A embaixada dos EUA foi evacuada e a bandeira americana abaixada, com diplomatas se mudando para o aeroporto para ajudar na evacuação. Outros países ocidentais também fecharam suas missões e estavam levando funcionários e seus cidadãos.
Em entrevistas com redes de televisão dos Estados Unidos, o conselheiro de segurança nacional Jake Sullivan culpou os militares afegãos pela rápida tomada de controle do Taleban, dizendo que faltava vontade de lutar.
No entanto, a facilidade com que o Taleban assumiu o controle vai além da capacidade militar, escreveu a empresa de inteligência privada Stratfor, sediada no Texas.
“A velocidade do avanço final do Taleban sugere menos domínio militar do que insurgência política efetiva, juntamente com um sistema político afegão incoerente e força de segurança lutando contra o moral declinante”, disse o documento.

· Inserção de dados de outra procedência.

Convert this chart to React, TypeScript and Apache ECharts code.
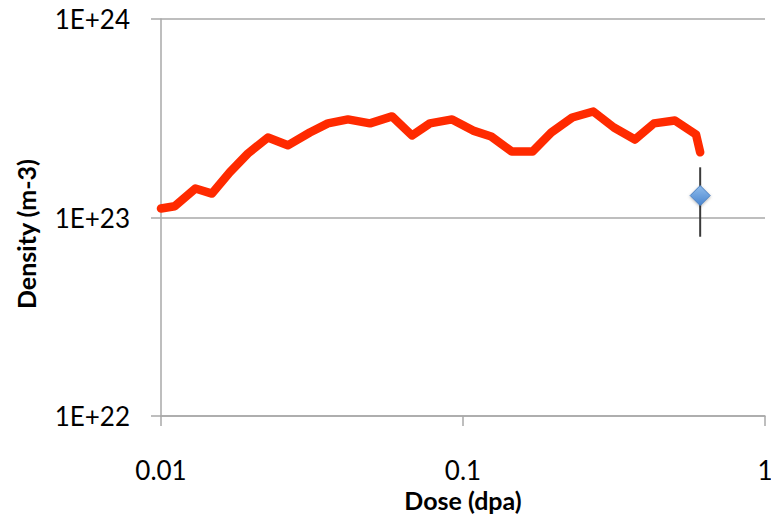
import React, { useEffect, useRef } from "react";
import * as echarts from "echarts";

// Simulated defect density along the dose path (log–log)
const doseDpa = [
  0.01, 0.0111, 0.013, 0.01475, 0.0169, 0.0194, 0.0226, 0.0263, 0.0311, 0.0357,
  0.0416, 0.0492, 0.0582, 0.0678, 0.0777, 0.092, 0.108, 0.124, 0.145, 0.17,
  0.196, 0.23, 0.27, 0.316, 0.371, 0.429, 0.503, 0.591, 0.61,
];
const densityM3 = [
  1.11e23, 1.14e23, 1.4e23, 1.32e23, 1.69e23, 2.1e23, 2.53e23, 2.31e23, 2.68e23, 2.98e23,
  3.12e23, 2.98e23, 3.23e23, 2.59e23, 2.98e23, 3.12e23, 2.74e23, 2.56e23, 2.15e23, 2.15e23,
  2.68e23, 3.19e23, 3.42e23, 2.84e23, 2.47e23, 2.98e23, 3.08e23, 2.62e23, 2.13e23,
];

// Experimental point with its error range
const measuredDose = [0.61];
const measuredDensity = [1.29e23];
const measuredLow = [8.0e22];
const measuredHigh = [1.79e23];

// Tick labels, one per decade
const xTickLabels = ["0.01", "0.1", "1"]; // 1e-2 .. 1e0
const yTickLabels = ["1E+22", "1E+23", "1E+24"]; // 1e22 .. 1e24

const FONT = "Lato, 'Open Sans', sans-serif";
const GRID_GREY = "#A9A9A9";

export default function App() {
  const ref = useRef<HTMLDivElement>(null);

  useEffect(() => {
    if (!ref.current) return;
    const chart = echarts.init(ref.current, undefined, { renderer: "svg" });

    const errorBars = measuredDose.map((d, i) => [
      [d, measuredLow[i]],
      [d, measuredHigh[i]],
    ]);

    chart.setOption({
      animation: false,
      backgroundColor: "#ffffff",
      grid: {
        left: 161,
        right: 6,
        top: 19,
        bottom: 103,
        containLabel: false,
        outerBoundsMode: "none",
      },
      xAxis: {
        type: "log",
        logBase: 10,
        min: 0.01,
        max: 1,
        name: "Dose (dpa)",
        nameLocation: "middle",
        nameGap: 64,
        nameTextStyle: { fontFamily: FONT, fontSize: 25, fontWeight: "bold", color: "#000" },
        axisLine: { lineStyle: { color: GRID_GREY, width: 1.5 } },
        axisTick: { show: true, length: 10, lineStyle: { color: GRID_GREY, width: 1.5 } },
        minorTick: { show: false },
        splitLine: { show: false },
        axisLabel: {
          margin: 41,
          fontFamily: FONT,
          fontSize: 26,
          color: "#000",
          formatter: (v: number) => xTickLabels[Math.round(Math.log10(v)) + 2] ?? "",
        },
      },
      yAxis: {
        type: "log",
        logBase: 10,
        min: 1e22,
        max: 1e24,
        axisLine: { show: true, lineStyle: { color: GRID_GREY, width: 1.5 } },
        axisTick: { show: true, length: 10, lineStyle: { color: GRID_GREY, width: 1.5 } },
        splitLine: { show: true, lineStyle: { color: GRID_GREY, width: 1.5 } },
        minorTick: { show: false },
        axisLabel: {
          margin: 31,
          fontFamily: FONT,
          fontSize: 26,
          color: "#000",
          padding: [4, 0, 0, 0],
          formatter: (v: number) => yTickLabels[Math.round(Math.log10(v)) - 22] ?? "",
        },
      },
      graphic: [
        {
          type: "text",
          x: 26,
          y: 234,
          rotation: Math.PI / 2,
          style: {
            text: "Density (m-3)",
            font: `bold 25px ${FONT}`,
            fill: "#000",
            align: "center",
            verticalAlign: "middle",
          },
        },
      ],
      series: [
        {
          type: "line",
          data: doseDpa.map((d, i) => [d, densityM3[i]]),
          showSymbol: false,
          symbol: "none",
          lineStyle: { color: "#FF2A00", width: 8.5, join: "round", cap: "round" },
          z: 2,
        },
        ...errorBars.map((seg) => ({
          type: "line",
          data: seg,
          symbol: "none",
          lineStyle: { color: "#3A3A3A", width: 2 },
          z: 3,
        })),
        {
          type: "scatter",
          data: measuredDose.map((d, i) => [d, measuredDensity[i]]),
          symbol: "diamond",
          symbolSize: [20, 20],
          itemStyle: {
            color: new echarts.graphic.LinearGradient(0, 0, 0, 1, [
              { offset: 0, color: "#8FBCEC" },
              { offset: 1, color: "#4A86CF" },
            ]),
            borderColor: "#4A7FC0",
            borderWidth: 1,
            opacity: 1,
            shadowColor: "rgba(0,0,0,0.3)",
            shadowBlur: 3,
            shadowOffsetY: 1,
          },
          emphasis: { disabled: true },
          z: 4,
        },
      ],
    });

    return () => chart.dispose();
  }, []);

  return (
    <div
      ref={ref}
      style={{ position: "fixed", left: 0, top: 0, width: 771, height: 519, background: "#fff" }}
    />
  );
}
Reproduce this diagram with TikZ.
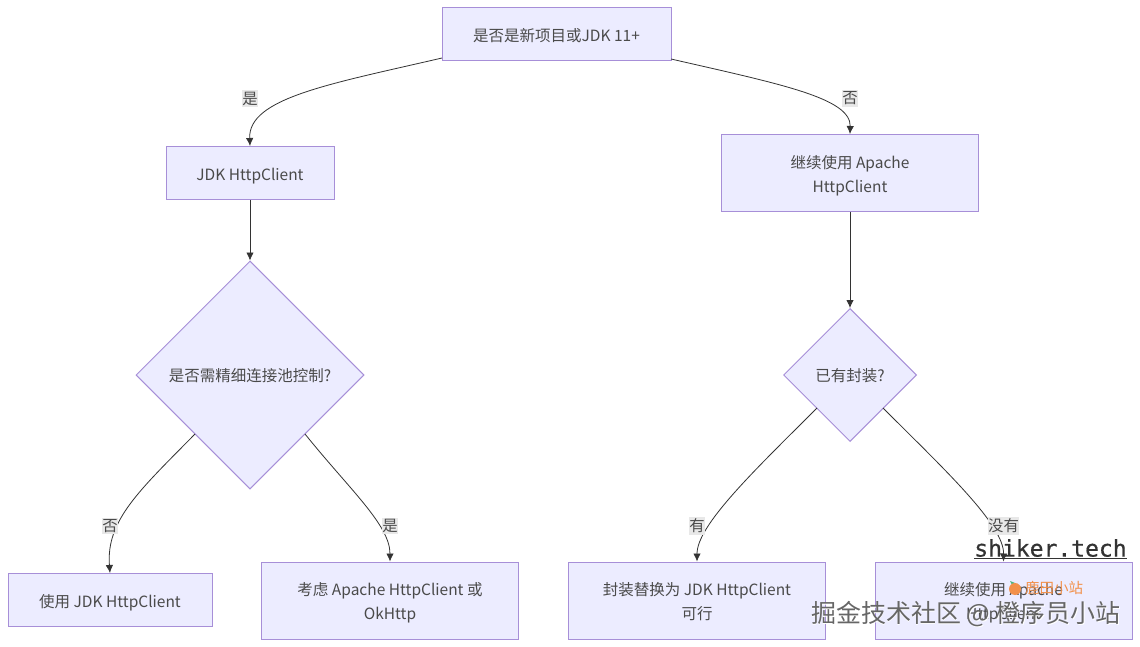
\documentclass[tikz,border=0pt]{standalone}
\usepackage{fontspec}
\setmainfont{Noto Sans CJK SC}
\newfontfamily\wmono{DejaVu Sans Mono}[FakeBold=0.5]
\usetikzlibrary{arrows.meta,shapes.geometric}
\definecolor{nodefill}{HTML}{ECECFF}
\definecolor{nodeline}{HTML}{A78FD8}
\definecolor{edgecol}{HTML}{333333}
\definecolor{txt}{HTML}{4A4A4A}
\definecolor{labbg}{HTML}{E8E8E8}
\definecolor{wmorange}{HTML}{F2904A}
\definecolor{wmgreen}{HTML}{4CB782}
\newcommand{\lowtext}[2][2.6pt]{\raisebox{-#1}[\height][\depth]{\begin{tabular}{@{}c@{}}#2\end{tabular}}}
\tikzset{x=1pt,y=-1pt,
 boxn/.style={draw=nodeline,fill=nodefill,line width=1pt,inner sep=0pt,text=txt,font=\fontsize{15.5}{24}\selectfont,align=center,anchor=center},
 dia/.style={diamond,aspect=1,draw=nodeline,fill=nodefill,line width=1pt,inner sep=0pt,text=txt,font=\fontsize{15.5}{24}\selectfont,align=center},
 edge/.style={draw=edgecol,line width=0.8pt,-{Latex[length=8pt,width=7.5pt]}},
 elab/.style={fill=labbg,text=txt,inner xsep=0.5pt,inner ysep=1.5pt,font=\fontsize{15.4}{18}\selectfont}}
\begin{document}
\begin{tikzpicture}
\useasboundingbox (0,0) rectangle (1140,647);
\fill[white] (0,0) rectangle (1140,647);
\node[boxn,minimum width=229pt,minimum height=53pt] (a) at (556.5,34.5) {\lowtext{是否是新项目或JDK 11+}};
\node[boxn,minimum width=168pt,minimum height=53pt] (b) at (250,173) {\lowtext{JDK HttpClient}};
\node[boxn,minimum width=257pt,minimum height=77pt] (c) at (850,173) {\lowtext{继续使用 Apache\\HttpClient}};
\node[dia,minimum width=228pt,minimum height=228pt] (d) at (250,375) {\lowtext[1.4pt]{是否需精细连接池控制?}};
\node[dia,minimum width=133pt,minimum height=133pt] (e) at (850,375) {\lowtext[1.4pt]{已有封装?}};
\node[boxn,minimum width=204pt,minimum height=53pt] (f) at (110,600) {\lowtext{使用 JDK HttpClient}};
\node[boxn,minimum width=257pt,minimum height=77pt] (g) at (390,600.5) {\lowtext{考虑 Apache HttpClient 或\\OkHttp}};
\node[boxn,minimum width=257pt,minimum height=77pt] (h) at (697,600.5) {\lowtext{封装替换为 JDK HttpClient\\可行}};
\node[boxn,minimum width=257pt,minimum height=77pt] (i) at (1003.5,600.5) {\lowtext{继续使用 Apache\\HttpClient}};
\coordinate (a1) at (442,58);
\coordinate (a2) at (671,59);
\coordinate (d1) at (195,434);
\coordinate (d2) at (305,434);
\coordinate (e1) at (817,408);
\coordinate (e2) at (883,408);
\draw[edge] (a1) .. controls (330,84) and (248,98) .. (b.north);
\draw[edge] (a2) .. controls (780,84) and (851,98) .. (c.north);
\draw[edge] (b) -- (d);
\draw[edge] (c) -- (e);
\draw[edge] (d1) .. controls (140,490) and (106,520) .. (f.north);
\draw[edge] (d2) .. controls (350,490) and (390,525) .. (g.north);
\draw[edge] (e1) .. controls (755,470) and (697,525) .. (h.north);
\draw[edge] (e2) .. controls (945,470) and (1004,525) .. (i.north);
\node[elab] (l1) at (250,98.5) {是};
\node[elab] (l2) at (850,98.5) {否};
\node[elab] (l3) at (110,526) {否};
\node[elab] (l4) at (390,526) {是};
\node[elab] (l5) at (697,526) {有};
\node[elab] (l6) at (1003.5,526) {没有};
\node[text=black!80,font=\wmono\fontsize{23}{26}\selectfont,inner sep=0pt] (w1) at (1050.5,548) {shiker.tech};
\draw[black!80,line width=1.2pt] (974,558.5) -- (1127,558.5);
\fill[wmgreen] (1010,581) -- (1015,583) -- (1012,585) -- cycle;
\node[circle,fill=wmorange,inner sep=0pt,minimum size=12pt] (w2) at (1015,589) {};
\node[text=wmorange,font=\fontsize{14.5}{16}\selectfont,inner sep=0pt] (w3) at (1054,588) {鹿田小站};
\node[text=white,font=\fontsize{25}{28}\selectfont,inner sep=0pt] (w4) at (966.8,614.8) {掘金技术社区 @ 橙序员小站};
\node[text=black!60,font=\fontsize{25}{28}\selectfont,inner sep=0pt] (w5) at (966,614) {掘金技术社区 @ 橙序员小站};
\end{tikzpicture}
\end{document}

A ofensiva do Taleban através do país surpreendeu as autoridades americanas. Poucos dias antes de os insurgentes entrarem em Cabul com pouca ou nenhuma resistência, uma avaliação militar dos EUA previu que a capital levaria meses para cair.
A derrota ameaçou apagar 20 anos de esforços ocidentais para reconstruir o Afeganistão, que viu dezenas de milhares de afegãos mortos, bem como mais de 3.500 soldados americanos e aliados. A invasão inicial em 2001 tirou o Taleban do poder e espalhou a Al Qaeda, que havia planejado os ataques de 11 de setembro enquanto estava abrigada no Afeganistão.
Sob o Talibã, que governou de acordo com uma interpretação severa da lei islâmica, as mulheres eram em grande parte confinadas em suas casas e os suspeitos de crimes eram amputados ou executados em público. Os insurgentes procuraram projetar maior moderação nos últimos anos, mas muitos afegãos continuam céticos.
Os jornalistas até agora têm conseguido trabalhar, embora militantes do Taleban tenham visitado o canal privado de satélite Tolo TV em busca de “armas emitidas pelo governo”, disse o dono da estação, Saad Mohsini. Alguns militantes vestiram uniformes militares afegãos e começaram a patrulhar, prendendo supostos ladrões.
Filippo Grandi, o Alto Comissário das Nações Unidas para os Refugiados, descreveu separadamente as interações com o Talibã como “relativamente positivas”.
Na segunda-feira, Nillan, uma moradora de 27 anos de Cabul que pediu para ser identificada apenas por seu primeiro nome por medo de represálias, disse que não viu uma única mulher nas ruas durante uma viagem de 15 minutos, “apenas homens e meninos “.
“Parece que o tempo parou. Tudo mudou”, disse ela à AP.
Ela acrescentou: “Parece que nossa vida e nosso futuro acabaram.”